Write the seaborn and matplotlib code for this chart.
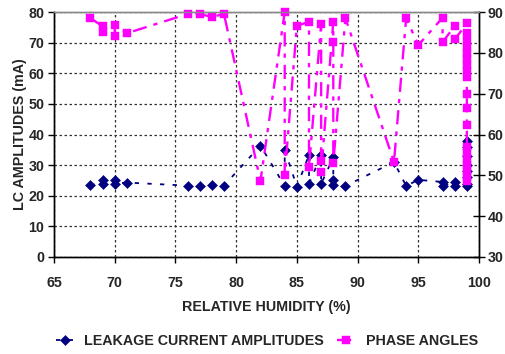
import matplotlib
matplotlib.use('Agg')
import matplotlib.pyplot as plt
import seaborn as sns
import pandas as pd

# Leakage current amplitudes (left axis, mA), in recording order
lc_rh = [68, 69, 69, 70, 70, 71, 76, 77, 78, 79, 82, 84, 84, 85, 86, 86, 87, 87,
         88, 88, 88, 89, 93, 94, 95, 97, 97, 98, 98, 99, 99, 99, 99, 99, 99, 99, 99]
lc_amp = [23.5, 24.0, 25.0, 25.0, 24.0, 24.3, 23.3, 23.2, 23.5, 23.3, 36.4, 23.2, 35.0,
          23.0, 33.3, 23.9, 33.3, 23.9, 32.5, 25.2, 23.5, 23.2, 31.0, 23.2, 25.2,
          24.5, 23.2, 24.5, 23.2, 23.2, 24.0, 26.0, 28.0, 30.0, 33.0, 36.0, 38.0]

# Phase angles (right axis, degrees), in recording order
pa_rh = [68, 69, 69, 70, 70, 71, 76, 77, 78, 79, 82, 84, 84, 85, 86, 86, 87, 87, 87,
         88, 88, 88, 89, 93, 94, 95, 97, 97, 98, 98, 99, 99, 99, 99, 99, 99, 99, 99,
         99, 99, 99, 99, 99, 99, 99, 99, 99, 99, 99]
pa_deg = [88.5, 86.5, 85.0, 84.2, 86.8, 84.8, 89.5, 89.5, 88.8, 89.5, 48.6, 90.0, 50.0,
          86.6, 87.6, 52.1, 87.0, 53.5, 50.9, 87.6, 82.7, 52.9, 88.5, 53.3, 88.5, 81.9,
          88.6, 82.6, 86.6, 83.3, 87.2, 84.8, 83.0, 81.5, 80.0, 78.5, 77.0, 75.5, 74.0,
          70.0, 66.5, 62.3, 57.0, 55.5, 54.0, 52.5, 51.0, 49.7, 48.6]

x_ticks = [65, 70, 75, 80, 85, 90, 95, 100]
left_ticks = [0, 10, 20, 30, 40, 50, 60, 70, 80]
right_ticks = [30, 40, 50, 60, 70, 80, 90]

NAVY = '#000080'
MAGENTA = '#FF00FF'
FS = 10.3

sns.set_style('ticks')
plt.rcParams['font.family'] = ['Liberation Sans', 'DejaVu Sans']
plt.rcParams['font.weight'] = 'bold'
plt.rcParams['font.size'] = FS

fig = plt.figure(figsize=(5.05, 3.54), dpi=100)
fig.patch.set_facecolor('white')
ax = fig.add_axes([54 / 505, 1 - 257 / 354, (479 - 54) / 505, (257 - 12) / 354])
ax2 = ax.twinx()

lc_df = pd.DataFrame({'rh': lc_rh, 'amp': lc_amp})
pa_df = pd.DataFrame({'rh': pa_rh, 'deg': pa_deg})

sns.lineplot(data=lc_df, x='rh', y='amp', ax=ax, sort=False, estimator=None,
             color=NAVY, linewidth=1.3, marker='D', markersize=4.6,
             markeredgecolor=NAVY, markerfacecolor=NAVY, markeredgewidth=0.4,
             label='LEAKAGE CURRENT AMPLITUDES', legend=False)
ln1 = ax.get_lines()[-1]
ln1.set_linestyle((0, (2.4, 4.6)))

sns.lineplot(data=pa_df, x='rh', y='deg', ax=ax2, sort=False, estimator=None,
             color=MAGENTA, linewidth=1.7, marker='s', markersize=5.6,
             markeredgecolor=MAGENTA, markerfacecolor=MAGENTA, markeredgewidth=0.3,
             label='PHASE ANGLES', legend=False, clip_on=False)
ln2 = ax2.get_lines()[-1]
ln2.set_linestyle((0, (6, 3, 1.8, 3)))

ax.set_xlim(65, 100)
ax.set_ylim(0, 80)
ax2.set_ylim(30, 90)
ax.set_xticks(x_ticks)
ax.set_yticks(left_ticks)
ax2.set_yticks(right_ticks)

ax.grid(True, which='major', color='#333333', linestyle=(0, (2, 2)), linewidth=0.9)
ax2.grid(False)
ax.set_axisbelow(True)

ax.set_xlabel('RELATIVE HUMIDITY (%)', fontsize=FS, fontweight='bold', labelpad=7)
ax.set_ylabel('LC AMPLITUDES (mA)', fontsize=FS, fontweight='bold', labelpad=1)
ax2.set_ylabel('')

ax.tick_params(axis='x', direction='out', length=4, width=1, pad=10, labelsize=FS, color='black')
ax.tick_params(axis='y', direction='out', length=4, width=1, pad=3, labelsize=FS, color='black')
ax2.tick_params(axis='y', direction='inout', length=8, width=1, pad=2, labelsize=FS, color='black')
for lbl in ax.get_xticklabels() + ax.get_yticklabels() + ax2.get_yticklabels():
    lbl.set_fontweight('bold')

for a in (ax, ax2):
    a.spines['left'].set_color('black')
    a.spines['bottom'].set_color('black')
    a.spines['right'].set_color('black')
    a.spines['top'].set_color('#888888')
    for s in a.spines.values():
        s.set_linewidth(1)
ax.set_zorder(0)
ax2.set_zorder(1)
ax2.patch.set_visible(False)

handles = [ln1, ln2]
labels = ['LEAKAGE CURRENT AMPLITUDES', 'PHASE ANGLES']
leg = fig.legend(handles, labels, loc='center', bbox_to_anchor=(0.528, 0.038), ncol=2,
                 frameon=False, handlelength=1.3, handletextpad=0.7, columnspacing=0.9,
                 prop={'weight': 'bold', 'size': FS})

fig.savefig('out.png', dpi=100, facecolor='white')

━━━━━━━━

SHORT PROBLEM -
Return only the lines running from the top of the data to the line that holds "import pandas as pd". Include both of those lines, but skip the pictures.

EXPECTED OUTPUT -
Write the seaborn and matplotlib code for this chart.
import matplotlib
matplotlib.use('Agg')
import matplotlib.pyplot as plt
import seaborn as sns
import pandas as pd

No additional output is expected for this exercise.